-- BEGIN Dataset extract --
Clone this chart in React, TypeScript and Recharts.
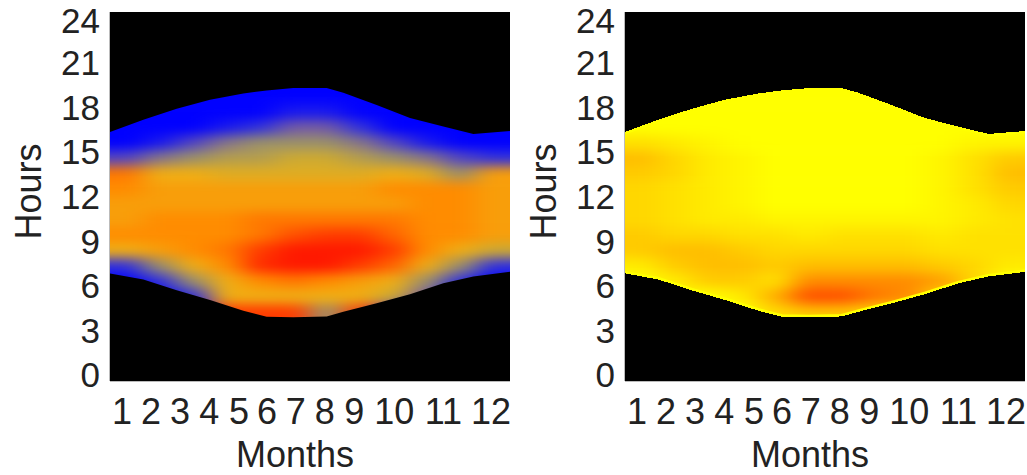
import React from 'react';
import { Area, ComposedChart, Line, Scatter, XAxis, YAxis } from 'recharts';

const monthLabels = ['1', '2', '3', '4', '5', '6', '7', '8', '9', '10', '11', '12'];
const monthTickPlaces = [0.36, 1.23, 2.1, 2.98, 3.87, 4.71, 5.57, 6.44, 7.33, 8.53, 10, 11.43];
const hourLabels = ['0', '3', '6', '9', '12', '15', '18', '21', '24'];
const hourTickPlaces = [0.39, 3.28, 6.18, 9.1, 12, 14.9, 17.8, 20.7, 23.45];

// daylight edges
const edgeMonths = [0, 1, 2, 3, 4, 4.7, 5.5, 6.5, 7, 8, 9, 10, 10.9, 12];
const sunset = [16.2, 17, 17.7, 18.3, 18.7, 18.9, 19.05, 19.05, 18.75, 17.95, 17.1, 16.55, 16.07, 16.26];
const sunrise = [7, 6.6, 5.9, 5.27, 4.57, 4.18, 4.14, 4.2, 4.5, 5.05, 5.65, 6.35, 6.8, 7.1];

// levels per month column, one row per hour
const gridHours = [19, 18, 17, 16, 15, 14, 13, 12, 11, 10, 9, 8, 7, 6, 5, 4, 3];
const leftLevels = [
  [0, 0, 0, 0, 0, 0, 0, 0, 0, 0, 0, 0],
  [0, 0, 0, 0, 0, 0, 0, 0, 0, 0, 0, 0],
  [0, 0, 0, 0, 0, 0.5, 0.5, 0, 0, 0, 0, 0],
  [0, 0, 0, 0.5, 1, 2, 2, 1, 0, 0, 0, 0],
  [0, 0.5, 1.5, 2.5, 3, 3, 3, 2.5, 1.5, 0.5, 0, 0],
  [1.5, 2.5, 3, 3.5, 3.5, 4, 4, 3.5, 3, 2.5, 1.5, 1],
  [6.5, 5, 5, 4.5, 4.5, 4.5, 4.5, 4.5, 5, 4.5, 3, 5.5],
  [6, 5.5, 5.5, 5.5, 5.5, 5.5, 5.5, 5.5, 6, 6, 6, 5.5],
  [5.5, 5.5, 5.5, 5.5, 5.5, 5.5, 5.5, 5.5, 5.5, 6, 6, 5.5],
  [5.5, 6, 6, 6, 6.5, 6.5, 6.5, 6.5, 6.5, 6, 6, 5.5],
  [6, 6, 6, 6, 6.5, 7.5, 8, 8, 7, 6, 6, 5.5],
  [5, 5.5, 6, 6.5, 8, 9, 9, 9, 8, 6, 5, 4],
  [1, 3, 5, 6, 8.5, 9, 9, 8, 7, 5, 3, 1],
  [0, 1, 3, 5, 6, 6.5, 6, 5.5, 5, 3, 1, 0],
  [0, 0, 1, 5, 5, 5, 5, 5, 4, 2, 0, 0],
  [0, 0, 0, 8, 8, 8, 3, 8, 1, 0, 0, 0],
  [0, 0, 0, 8, 8, 8, 3, 8, 1, 0, 0, 0],
];
const rightLevels = [
  [0, 0, 0, 0, 0, 0, 0, 0, 0, 0, 0, 0],
  [0, 0, 0, 0, 0, 0, 0, 0, 0, 0, 0, 0],
  [0, 0, 0, 0, 0, 0, 0, 0, 0, 0, 0, 0],
  [0, 0, 0, 0, 0, 0, 0, 0, 0, 0, 0, 0],
  [1.5, 1, 0.5, 0, 0, 0, 0, 0, 0, 0, 0.5, 0.5],
  [3, 2, 1, 0.5, 0, 0, 0, 0, 0, 0.5, 1.5, 2.5],
  [2.5, 2, 1, 0.5, 0, 0, 0, 0, 0, 0.5, 1.5, 3],
  [2, 1.5, 1, 0.5, 0, 0, 0, 0, 0, 0.5, 1.5, 2.5],
  [2, 1.5, 1, 0.5, 0, 0, 0, 0, 0, 0.5, 1, 2],
  [2, 1.5, 1, 1, 0.5, 0.5, 0.5, 0.5, 0.5, 0.5, 1, 1.5],
  [2.5, 2, 2, 1.5, 1.5, 1, 1.5, 1.5, 1.5, 1, 1.5, 1.5],
  [2.5, 3, 3, 2.5, 2, 2, 2, 2, 2, 1.5, 1.5, 1.5],
  [1, 2.5, 3, 3, 2.5, 3, 3, 3, 3, 2.5, 2, 1],
  [0, 1, 2.5, 2.5, 1.5, 4.5, 4.5, 4.5, 4.5, 4, 2, 0],
  [0, 0, 0, 1, 3.5, 6, 6, 5, 4.5, 2, 0, 0],
  [0, 0, 0, 0, 2, 3, 3, 2, 1, 0, 0, 0],
  [0, 0, 0, 0, 0, 0, 0, 0, 0, 0, 0, 0],
];

const leftColors = [
  [0, 0, 255], [50, 50, 220], [115, 90, 165], [155, 145, 105], [205, 170, 50],
  [240, 175, 20], [255, 140, 0], [255, 100, 0], [255, 60, 0], [255, 25, 0],
];
const rightColors = [
  [255, 255, 0], [255, 235, 0], [255, 215, 0], [255, 190, 0], [255, 160, 0], [255, 120, 0], [255, 80, 0],
];

const FONT = '"Liberation Sans", Arial, sans-serif';
const PLOT_W = 400;
const PLOT_H = 369;
const CELL_W = PLOT_W / 12;
const CELL_H = PLOT_H / 24;

const edgeRows = edgeMonths.map((month, i) => ({ month, sunset: sunset[i], sunrise: sunrise[i] }));

const buildCells = (levels: number[][]) =>
  gridHours.flatMap((hour, r) =>
    levels[r].map((level, c) => ({ month: c + 0.5, hour: hour + 0.5, level, col: c }))
  );

const colorAt = (ramp: number[][], level: number) => {
  const lo = Math.floor(level);
  const hi = Math.min(lo + 1, ramp.length - 1);
  const t = level - lo;
  const mix = ramp[lo].map((v, i) => Math.round(v + (ramp[hi][i] - v) * t));
  return `rgb(${mix.join(',')})`;
};

const Panel = ({ id, levels, ramp, rim }: { id: string; levels: number[][]; ramp: number[][]; rim?: string }) => {
  const HeatCell = (props: any) => {
    const { cx, cy, payload } = props;
    // outer columns run past the plot so the blur does not fade at the sides
    const left = payload.col === 0 ? CELL_W : 0;
    const right = payload.col === 11 ? CELL_W : 0;
    return (
      <rect
        x={cx - CELL_W / 2 - left}
        y={cy - CELL_H / 2}
        width={CELL_W + left + right + 0.5}
        height={CELL_H + 0.5}
        fill={colorAt(ramp, payload.level)}
      />
    );
  };

  return (
    <ComposedChart width={rim ? 512 : 515} height={475} data={edgeRows} margin={{ top: 12, right: rim ? 2 : 5, bottom: 0, left: 0 }}>
      <defs>
        <filter id={id} x="-20%" y="-20%" width="140%" height="140%" colorInterpolationFilters="sRGB">
          <feGaussianBlur stdDeviation="13 6" />
        </filter>
      </defs>
      <style>{`.${id}-heat { filter: url(#${id}); }`}</style>
      <XAxis
        dataKey="month"
        type="number"
        domain={[0, 12]}
        ticks={monthTickPlaces}
        interval={0}
        allowDataOverflow
        height={94}
        tickSize={0}
        tickMargin={17}
        tickFormatter={(_v: number, i: number) => monthLabels[i]}
        tick={{ fontSize: 36, fill: '#222', fontFamily: FONT }}
        axisLine={{ stroke: '#777' }}
        label={{ value: 'Months', position: 'insideBottom', offset: 8, dx: -15, fontSize: 36, fill: '#222', fontFamily: FONT }}
      />
      <YAxis
        dataKey="hour"
        type="number"
        domain={[0, 24]}
        ticks={hourTickPlaces}
        interval={0}
        allowDataOverflow
        width={110}
        tickSize={0}
        tickMargin={10}
        tickFormatter={(_v: number, i: number) => hourLabels[i]}
        tick={{ fontSize: 35, fill: '#222', fontFamily: FONT }}
        axisLine={{ stroke: '#777' }}
        label={{ value: 'Hours', angle: -90, position: 'insideLeft', offset: 28, dy: 43, fontSize: 36, fill: '#222', fontFamily: FONT }}
      />
      <Scatter data={buildCells(levels)} shape={HeatCell} className={`${id}-heat`} isAnimationActive={false} />
      {rim && <Line dataKey="sunset" stroke={rim} strokeWidth={5} dot={false} activeDot={false} zIndex={650} isAnimationActive={false} />}
      {rim && <Line dataKey="sunrise" stroke={rim} strokeWidth={5} dot={false} activeDot={false} zIndex={650} isAnimationActive={false} />}
      <Area
        dataKey={(row: any) => [row.sunset, 24]}
        stroke="none"
        fill="#000"
        fillOpacity={1}
        shapeRendering={rim ? 'crispEdges' : undefined}
        dot={false}
        activeDot={false}
        zIndex={700}
        isAnimationActive={false}
      />
      <Area
        dataKey={(row: any) => [0, row.sunrise]}
        stroke="none"
        fill="#000"
        fillOpacity={1}
        shapeRendering={rim ? 'crispEdges' : undefined}
        dot={false}
        activeDot={false}
        zIndex={700}
        isAnimationActive={false}
      />
    </ComposedChart>
  );
};

export default function App() {
  return (
    <div style={{ position: 'absolute', left: 0, top: 0, width: 1027, height: 475, background: '#fff', display: 'flex' }}>
      <Panel id="lightLeft" levels={leftLevels} ramp={leftColors} />
      <Panel id="lightRight" levels={rightLevels} ramp={rightColors} rim="#ffff00" />
    </div>
  );
}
-- END Dataset extract --
### What you should do
Your task is to restate word for word the lines from the top of the data to the line containing "17.8, 20.7, 23.45];", both ends included, with every picture left out.

### Written response
Clone this chart in React, TypeScript and Recharts.
import React from 'react';
import { Area, ComposedChart, Line, Scatter, XAxis, YAxis } from 'recharts';

const monthLabels = ['1', '2', '3', '4', '5', '6', '7', '8', '9', '10', '11', '12'];
const monthTickPlaces = [0.36, 1.23, 2.1, 2.98, 3.87, 4.71, 5.57, 6.44, 7.33, 8.53, 10, 11.43];
const hourLabels = ['0', '3', '6', '9', '12', '15', '18', '21', '24'];
const hourTickPlaces = [0.39, 3.28, 6.18, 9.1, 12, 14.9, 17.8, 20.7, 23.45];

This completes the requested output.